> [WHAT THE TASK ASKS]: The material below includes pictures; leave them out and return only the lines between the line containing "Rebuild this chart" and the line containing "from matplotlib.lines import Line2D", inclusive, word for word.

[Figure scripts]
== == ==

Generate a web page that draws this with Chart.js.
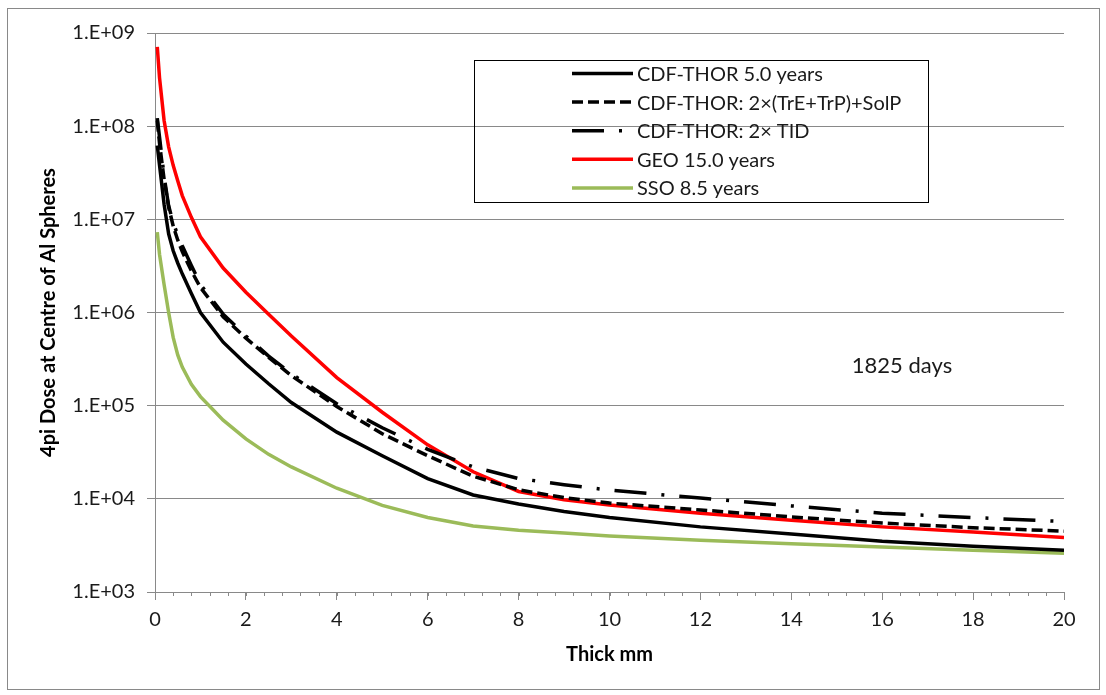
<!DOCTYPE html>
<html>
<head>
<meta charset="utf-8">
<title>4pi Dose at Centre of Al Spheres</title>
<script src="https://cdn.jsdelivr.net/npm/chart.js@4.4.0/dist/chart.umd.min.js"></script>
<style>
  body { margin: 0; background: #fff; }
  canvas { display: block; }
</style>
</head>
<body>
<canvas id="grafico" width="1106" height="695"></canvas>
<script>
// Espesor de Al (mm)
const grosor = [0.05, 0.1, 0.2, 0.3, 0.4, 0.5, 0.6, 0.8, 1, 1.5, 2, 2.5, 3, 4, 5, 6, 7, 8, 9, 10, 12, 14, 16, 18, 20];

// Dosis por serie
const cdfThor5 = [6.2e7, 3.8e7, 1.45e7, 7.0e6, 4.6e6, 3.4e6, 2.6e6, 1.6e6, 1.0e6, 4.8e5, 2.8e5, 1.72e5, 1.08e5, 5.2e4, 2.9e4, 1.65e4, 1.1e4, 8.8e3, 7.3e3, 6.3e3, 5.0e3, 4.2e3, 3.5e3, 3.1e3, 2.8e3];
const cdfThorTrE = [1.15e8, 6.5e7, 2.7e7, 1.35e7, 8.5e6, 6.0e6, 4.5e6, 2.8e6, 1.85e6, 9.0e5, 5.3e5, 3.3e5, 2.1e5, 9.8e4, 5.0e4, 2.9e4, 1.75e4, 1.25e4, 1.03e4, 9.0e3, 7.6e3, 6.4e3, 5.5e3, 4.9e3, 4.5e3];
const cdfThorTid = [1.22e8, 7.6e7, 2.9e7, 1.4e7, 9.2e6, 6.8e6, 5.2e6, 3.2e6, 2.0e6, 9.6e5, 5.6e5, 3.4e5, 2.2e5, 1.05e5, 5.8e4, 3.4e4, 2.2e4, 1.65e4, 1.42e4, 1.24e4, 1.02e4, 8.4e3, 7.0e3, 6.3e3, 5.7e3];
const geo15 = [7.1e8, 3.3e8, 1.15e8, 6.0e7, 3.8e7, 2.6e7, 1.8e7, 1.05e7, 6.5e6, 3.0e6, 1.65e6, 9.6e5, 5.6e5, 2.0e5, 8.5e4, 3.8e4, 1.95e4, 1.2e4, 9.8e3, 8.6e3, 7.0e3, 5.9e3, 5.0e3, 4.4e3, 3.85e3];
const sso85 = [7.3e6, 4.2e6, 2.0e6, 1.0e6, 5.4e5, 3.5e5, 2.6e5, 1.7e5, 1.25e5, 7.0e4, 4.4e4, 3.0e4, 2.2e4, 1.3e4, 8.5e3, 6.3e3, 5.1e3, 4.6e3, 4.3e3, 4.0e3, 3.6e3, 3.3e3, 3.05e3, 2.8e3, 2.6e3];

const etiquetas = ["CDF-THOR 5.0 years", "CDF-THOR: 2\u00d7(TrE+TrP)+SolP", "CDF-THOR: 2\u00d7 TID", "GEO 15.0 years", "SSO 8.5 years"];
const ticksY = [1e3, 1e4, 1e5, 1e6, 1e7, 1e8, 1e9];
const ticksX = [0, 2, 4, 6, 8, 10, 12, 14, 16, 18, 20];

const FUENTE = "Lato, 'Open Sans', sans-serif";
const GRIS = "#898989";

function puntos(valores) {
  return grosor.map(function (x, i) { return { x: x, y: valores[i] }; });
}

function serie(label, valores, color, dash) {
  return {
    label: label,
    data: puntos(valores),
    borderColor: color,
    backgroundColor: color,
    borderWidth: 3.5,
    borderDash: dash,
    borderCapStyle: 'butt',
    pointRadius: 0,
    tension: 0,
    fill: false
  };
}

// Marco exterior
const marco = {
  id: 'marco',
  beforeDraw: function (chart) {
    const c = chart.ctx;
    c.save();
    c.fillStyle = '#fff';
    c.fillRect(0, 0, chart.width, chart.height);
    c.strokeStyle = GRIS;
    c.lineWidth = 1;
    c.strokeRect(7.5, 8.5, 1092, 681);
    c.restore();
  }
};

// Ticks menores del eje X, titulos, leyenda y nota
const extras = {
  id: 'extras',
  afterDraw: function (chart) {
    const c = chart.ctx;
    const sx = chart.scales.x;
    const area = chart.chartArea;
    c.save();

    // ticks menores cada 0.4
    c.strokeStyle = GRIS;
    c.lineWidth = 1;
    for (let k = 0; k <= 50; k++) {
      const px = Math.round(sx.getPixelForValue(k * 0.4)) + 0.5;
      c.beginPath();
      c.moveTo(px, area.bottom);
      c.lineTo(px, area.bottom + 4);
      c.stroke();
    }

    // titulos de ejes
    c.fillStyle = '#000';
    c.font = "bold 20px " + FUENTE;
    c.textAlign = 'center';
    c.textBaseline = 'middle';
    c.fillText("Thick mm", (area.left + area.right) / 2, 655);
    c.save();
    c.translate(49, (area.top + area.bottom) / 2);
    c.rotate(-Math.PI / 2);
    c.fillText("4pi Dose at Centre of Al Spheres", 0, 0);
    c.restore();

    // nota
    c.font = "22px " + FUENTE;
    c.fillStyle = '#1a1a1a';
    c.fillText("1825 days", 902, 366);

    // leyenda
    c.strokeStyle = '#000';
    c.lineWidth = 1;
    c.strokeRect(474.5, 60.5, 454, 142);
    c.font = "20px " + FUENTE;
    c.textAlign = 'left';
    chart.data.datasets.forEach(function (ds, i) {
      const y = 73.5 + i * 28.6;
      c.strokeStyle = ds.borderColor;
      c.lineWidth = ds.borderWidth;
      c.setLineDash(ds.borderDash || []);
      c.beginPath();
      c.moveTo(572, y);
      c.lineTo(633, y);
      c.stroke();
      c.setLineDash([]);
      c.fillStyle = '#1a1a1a';
      c.fillText(ds.label, 637, y + 1);
    });

    c.restore();
  }
};

var ctx = document.getElementById("grafico").getContext("2d");

var grafico = new Chart(ctx, {
  type: 'line',
  data: {
    datasets: [
      serie(etiquetas[0], cdfThor5, '#000000', []),
      serie(etiquetas[1], cdfThorTrE, '#000000', [11, 5]),
      serie(etiquetas[2], cdfThorTid, '#000000', [32, 15, 3, 15]),
      serie(etiquetas[3], geo15, '#ff0000', []),
      serie(etiquetas[4], sso85, '#9bbb59', [])
    ]
  },
  options: {
    responsive: false,
    animation: false,
    layout: { padding: { top: 33, right: 42, left: 0, bottom: 0 } },
    plugins: {
      legend: { display: false },
      tooltip: { enabled: false }
    },
    scales: {
      x: {
        type: 'linear',
        min: 0,
        max: 20,
        afterFit: function (scale) { scale.height = 103; },
        afterBuildTicks: function (scale) {
          scale.ticks = ticksX.map(function (v) { return { value: v }; });
        },
        border: { color: GRIS, width: 1 },
        grid: { drawOnChartArea: false, color: GRIS, tickLength: 8, tickColor: GRIS },
        ticks: {
          color: '#1a1a1a',
          font: { family: FUENTE, size: 20 },
          padding: 8,
          maxRotation: 0,
          callback: function (v) { return String(v); }
        }
      },
      y: {
        type: 'logarithmic',
        min: ticksY[0],
        max: ticksY[ticksY.length - 1],
        afterFit: function (scale) { scale.width = 155; },
        afterBuildTicks: function (scale) {
          scale.ticks = ticksY.map(function (v) { return { value: v }; });
        },
        border: { color: GRIS, width: 1 },
        grid: { color: GRIS, lineWidth: 1, tickLength: 8, tickColor: GRIS },
        ticks: {
          color: '#1a1a1a',
          font: { family: FUENTE, size: 20 },
          padding: 12,
          callback: function (v) {
            const e = Math.round(Math.log10(v));
            return "1.E+" + (e < 10 ? "0" + e : e);
          }
        }
      }
    }
  },
  plugins: [marco, extras]
});
</script>
</body>
</html>
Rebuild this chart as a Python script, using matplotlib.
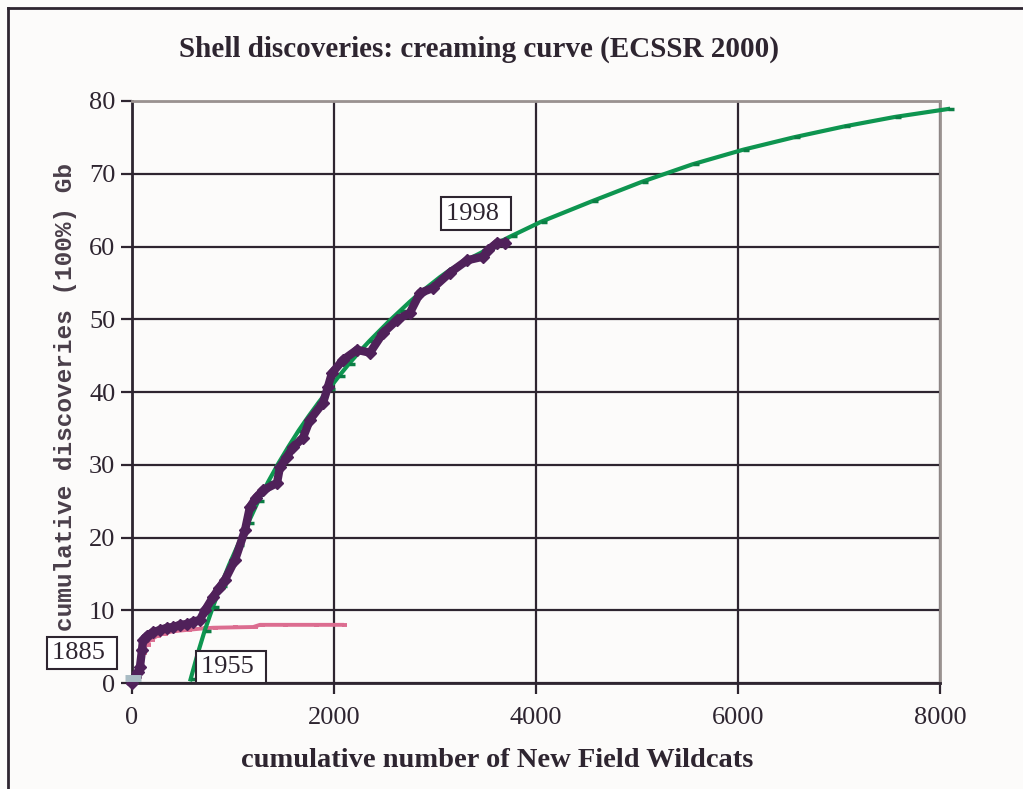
import matplotlib
matplotlib.use("Agg")
import matplotlib.pyplot as plt
from matplotlib.path import Path
from matplotlib.lines import Line2D

# ---- data ----
actual_x = [0, 30, 60, 79, 99, 109, 150, 208, 280, 346, 410, 475, 540, 604, 673, 723, 802, 860, 921,
            1020, 1119, 1168, 1230, 1297, 1436, 1465, 1530, 1594, 1693, 1762, 1891, 1940, 1980, 2089,
            2228, 2356, 2485, 2624, 2752, 2851, 2980, 3148, 3317, 3475, 3524, 3614, 3693]
actual_y = [0, 0.8, 1.5, 2.2, 4.5, 5.9, 6.5, 7.0, 7.3, 7.6, 7.7, 8.0, 8.1, 8.4, 8.7, 10.0, 11.8, 13.0, 14.2,
            16.9, 21.0, 24.2, 25.5, 26.5, 27.5, 29.7, 31.0, 32.4, 33.7, 36.2, 38.5, 40.7, 42.6, 44.4,
            45.8, 45.4, 48.1, 49.9, 50.9, 53.6, 54.3, 56.4, 58.1, 58.6, 59.5, 60.5, 60.5]

cycle1_x = [0, 49, 99, 140, 178, 240, 307, 400, 544, 700, 802, 1000, 1200, 1267, 1500, 1800, 2079]
cycle1_y = [0, 0.8, 4.1, 5.2, 5.9, 6.4, 6.8, 7.1, 7.3, 7.5, 7.6, 7.65, 7.7, 8.0, 8.0, 8.0, 8.0]

cycle2_x = [580, 650, 720, 800, 880, 960, 1050, 1150, 1250, 1350, 1450, 1550, 1650, 1750, 1850, 1950,
            2050, 2150, 2250, 2350, 2450, 2550, 2650, 2750, 2850, 2950, 3050, 3150, 3250, 3350, 3450,
            3550, 3650, 3750, 4050, 4550, 5050, 5550, 6050, 6550, 7050, 7550, 8080]
cycle2_y = [0.5, 4.0, 7.2, 10.4, 13.4, 16.2, 19.0, 22.0, 25.0, 27.7, 30.2, 32.5, 34.7, 36.7, 38.6, 40.4,
            42.2, 43.9, 45.5, 47.0, 48.4, 49.8, 51.1, 52.4, 53.6, 54.7, 55.8, 56.8, 57.6, 58.4, 59.1,
            59.9, 60.7, 61.4, 63.4, 66.2, 68.9, 71.3, 73.3, 75.0, 76.5, 77.8, 78.9]

start_x = [15]
start_y = [0.75]

x_ticks = [0, 2000, 4000, 6000, 8000]
y_ticks = [0, 10, 20, 30, 40, 50, 60, 70, 80]

labels = [("1885", -495, 4.1), ("1955", 980, 2.2), ("1998", 3406, 64.5)]

title = "Shell discoveries: creaming curve (ECSSR 2000)"
xlabel = "cumulative number of New Field Wildcats"
ylabel = "cumulative discoveries (100%) Gb"

# ---- figure ----
serif = "Liberation Serif"
bg = "#fcfbfa"
dark = "#2e2530"
fig = plt.figure(figsize=(10.23, 7.89), dpi=100, facecolor=bg)
ax = fig.add_axes([0.129, 0.1343, 0.9189 - 0.129, 0.872 - 0.1343])
ax.set_facecolor(bg)
ax.set_xlim(0, 8000)
ax.set_ylim(0, 80)

ax.grid(True, color=dark, linewidth=1.6, zorder=0)
ax.set_axisbelow(True)
for s in ["left", "bottom"]:
    ax.spines[s].set_color(dark)
    ax.spines[s].set_linewidth(2)
for s in ["top", "right"]:
    ax.spines[s].set_color("#9a9290")
    ax.spines[s].set_linewidth(2)

ax.set_xticks(x_ticks)
ax.set_yticks(y_ticks)
ax.set_xticklabels([str(v) for v in x_ticks], fontfamily=serif, fontsize=19, color=dark)
ax.set_yticklabels([str(v) for v in y_ticks], fontfamily=serif, fontsize=19, color=dark)
ax.tick_params(axis="both", direction="out", length=8, width=1.6, color=dark, pad=4)
ax.tick_params(axis="x", pad=9)

tick_right = Path([(0, 0), (1, 0)], [Path.MOVETO, Path.LINETO])

ax.plot(cycle1_x, cycle1_y, color="#dc6d90", linewidth=2.8, marker=tick_right,
        markersize=7, markeredgewidth=2.8, zorder=3, clip_on=False)
ax.plot(cycle2_x, cycle2_y, color="#0e9550", linewidth=3, marker=tick_right,
        markersize=9, markeredgewidth=2.5, markeredgecolor="#0b7e44", zorder=4, clip_on=False)
ax.plot(actual_x, actual_y, color="#50215a", linewidth=6, marker="D",
        markersize=6, zorder=5, clip_on=False)
ax.plot(start_x, start_y, color="#a9bcc4", linestyle="none", marker="_",
        markersize=11, markeredgewidth=5, zorder=6, clip_on=False)

for txt, lx, ly in labels:
    ax.text(lx, ly, txt + " ", fontfamily=serif, fontsize=19, color=dark, ha="center", va="center",
            zorder=7, clip_on=False,
            bbox=dict(boxstyle="square,pad=0.2", facecolor="white", edgecolor=dark, linewidth=1.5))

fig.text(0.468, 0.938, title, fontfamily=serif, fontweight="bold", fontsize=21,
         color=dark, ha="center", va="center")
fig.text(0.486, 0.036, xlabel, fontfamily=serif, fontweight="bold", fontsize=20.5,
         color=dark, ha="center", va="center")
fig.text(0.064, 0.497, ylabel, fontfamily="Liberation Mono", fontweight="bold", fontsize=17.6,
         color="#4a3f4a", ha="center", va="center", rotation=90)

# outer frame
fig.add_artist(Line2D([0.008, 0.008], [0, 0.99], transform=fig.transFigure, color=dark, linewidth=2))
fig.add_artist(Line2D([0.008, 1.0], [0.99, 0.99], transform=fig.transFigure, color=dark, linewidth=2))

fig.savefig("out.png", dpi=100, facecolor=bg)
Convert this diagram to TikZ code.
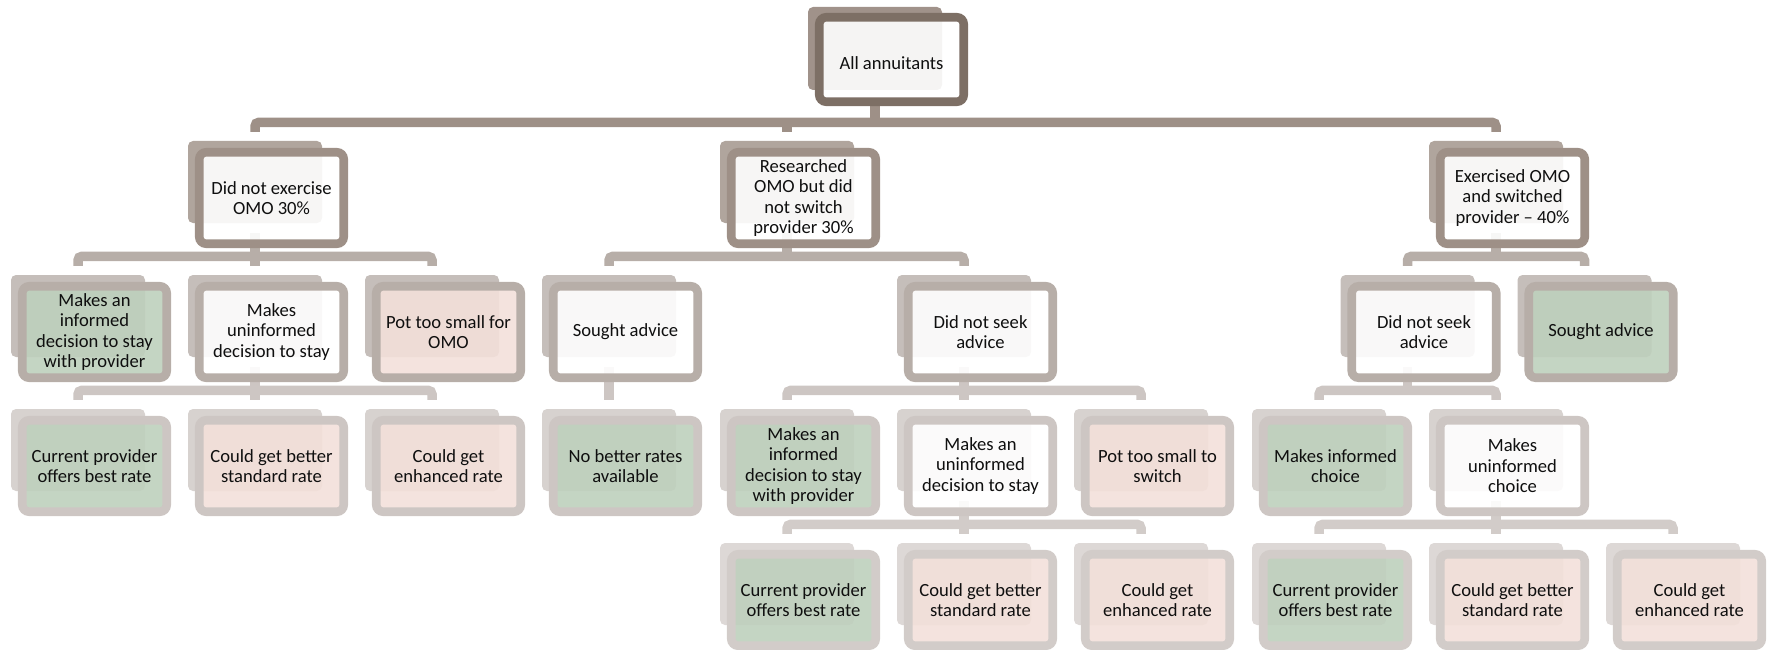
\documentclass[tikz,border=0pt]{standalone}
\usepackage{fontspec}
\setmainfont{Carlito}
\usetikzlibrary{calc,backgrounds}

% level colours: back plate (bk) and frame (fr)
\definecolor{bk0}{RGB}{160,146,138}
\definecolor{fr0}{RGB}{125,111,101}
\definecolor{bk1}{RGB}{176,165,157}
\definecolor{fr1}{RGB}{158,144,135}
\definecolor{bk2}{RGB}{197,190,186}
\definecolor{fr2}{RGB}{183,174,168}
\definecolor{bk3}{RGB}{215,210,207}
\definecolor{fr3}{RGB}{205,198,195}
\definecolor{bk4}{RGB}{221,216,214}
\definecolor{fr4}{RGB}{210,204,201}
\definecolor{fgreen}{RGB}{190,208,189}
\definecolor{fpink}{RGB}{243,224,218}
\definecolor{fwhite}{RGB}{255,255,255}
\definecolor{txt}{RGB}{15,15,15}

\tikzset{
  backbox/.style={rectangle, rounded corners=5pt, minimum width=134pt,
    minimum height=82pt, inner sep=0pt, draw=none},
  frontbox/.style={rectangle, rounded corners=7pt, minimum width=144.5pt,
    minimum height=91.5pt, inner sep=1pt, line width=8.6pt,
    fill opacity=0.9, draw opacity=1, text opacity=1, align=center,
    font=\fontsize{18.6}{20.5}\selectfont, text=txt},
  link/.style={line width=9.5pt, rounded corners=4pt},
}

% #1 name, #2 centre x, #3 top y, #4 level, #5 fill, #6 text
\newcommand\tbox[6]{%
  \node[backbox, fill=bk#4] (#1) at (#2, #3+41) {};
  \node[frontbox, draw=fr#4, fill=#5] (#1-f) at (#2+16.5, #3+57) {#6};
}
% bracket from a parent to its first and last children
\newcommand\family[4]{%
  \coordinate (#1-bar) at ($(#2.north)+(0,-18.5)$);
  \draw[link, draw=#4] ($(#2.north)+(0,-9)$) |- (#1-bar -| #3.north)
    -- ($(#3.north)+(0,-9)$);
  \draw[link, draw=#4] ($(#1.south)+(0,10)$) -- (#1.south |- #1-bar);
}
% extra leg from a parent's bar down to a middle child
\newcommand\midleg[3]{%
  \draw[link, draw=#3] (#2.north |- #1-bar) -- ($(#2.north)+(0,-9)$);
}

\begin{document}
\begin{tikzpicture}[x=1pt, y=-1pt]
\useasboundingbox (0,0) rectangle (1767,650);

% root
\node[backbox, fill=bk0, minimum height=83pt] (annu) at (875, 48.5) {};
\node[frontbox, draw=fr0, fill=fwhite, minimum height=84.5pt] (annu-f) at (891.5, 59.5)
  {\raisebox{-3.5pt}[\height][\depth]{All annuitants}};

% first level
\tbox{dne}{255}{141}{1}{fwhite}{Did not exercise\\OMO 30\%}
\tbox{res}{787}{141}{1}{fwhite}{Researched\\OMO but did\\not switch\\provider 30\%}
\tbox{exe}{1496}{141}{1}{fwhite}{Exercised OMO\\and switched\\provider \textendash{} 40\%}

% second level
\tbox{a1}{78}{275}{2}{fgreen}{Makes an\\informed\\decision to stay\\with provider}
\tbox{a2}{255}{275}{2}{fwhite}{Makes\\uninformed\\decision to stay}
\tbox{a3}{432}{275}{2}{fpink}{Pot too small for\\OMO}
\tbox{b1}{609}{275}{2}{fwhite}{Sought advice}
\tbox{b2}{964}{275}{2}{fwhite}{Did not seek\\advice}
\tbox{c1}{1407.5}{275}{2}{fwhite}{Did not seek\\advice}
\tbox{c2}{1584.5}{275}{2}{fgreen}{Sought advice}

% third level
\tbox{a21}{78}{409}{3}{fgreen}{Current provider\\offers best rate}
\tbox{a22}{255}{409}{3}{fpink}{Could get better\\standard rate}
\tbox{a23}{432}{409}{3}{fpink}{Could get\\enhanced rate}
\tbox{b11}{609}{409}{3}{fgreen}{No better rates\\available}
\tbox{b21}{787}{409}{3}{fgreen}{Makes an\\informed\\decision to stay\\with provider}
\tbox{b22}{964}{409}{3}{fwhite}{Makes an\\uninformed\\decision to stay}
\tbox{b23}{1141}{409}{3}{fpink}{Pot too small to\\switch}
\tbox{c11}{1319}{409}{3}{fgreen}{Makes informed\\choice}
\tbox{c12}{1496}{409}{3}{fwhite}{Makes\\uninformed\\choice}

% fourth level
\tbox{b221}{787}{543}{4}{fgreen}{Current provider\\offers best rate}
\tbox{b222}{964}{543}{4}{fpink}{Could get better\\standard rate}
\tbox{b223}{1141}{543}{4}{fpink}{Could get\\enhanced rate}
\tbox{c121}{1319}{543}{4}{fgreen}{Current provider\\offers best rate}
\tbox{c122}{1496}{543}{4}{fpink}{Could get better\\standard rate}
\tbox{c123}{1673}{543}{4}{fpink}{Could get\\enhanced rate}

% connectors, behind the boxes
\begin{pgfonlayer}{background}
  \family{annu}{dne}{exe}{fr1}
  \midleg{annu}{res}{fr1}

  \family{dne}{a1}{a3}{fr2}
  \midleg{dne}{a2}{fr2}
  \family{res}{b1}{b2}{fr2}
  \family{exe}{c1}{c2}{fr2}

  \family{a2}{a21}{a23}{fr3}
  \midleg{a2}{a22}{fr3}
  \draw[link, draw=fr3] ($(b1.south)+(0,10)$) -- ($(b11.north)+(0,-9)$);
  \family{b2}{b21}{b23}{fr3}
  \midleg{b2}{b22}{fr3}
  \family{c1}{c11}{c12}{fr3}

  \family{b22}{b221}{b223}{fr4}
  \midleg{b22}{b222}{fr4}
  \family{c12}{c121}{c123}{fr4}
  \midleg{c12}{c122}{fr4}
\end{pgfonlayer}
\end{tikzpicture}
\end{document}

== == ==

> [RESPONSE]:
Rebuild this chart as a Python script, using matplotlib.
import matplotlib
matplotlib.use("Agg")
import matplotlib.pyplot as plt
from matplotlib.path import Path
from matplotlib.lines import Line2D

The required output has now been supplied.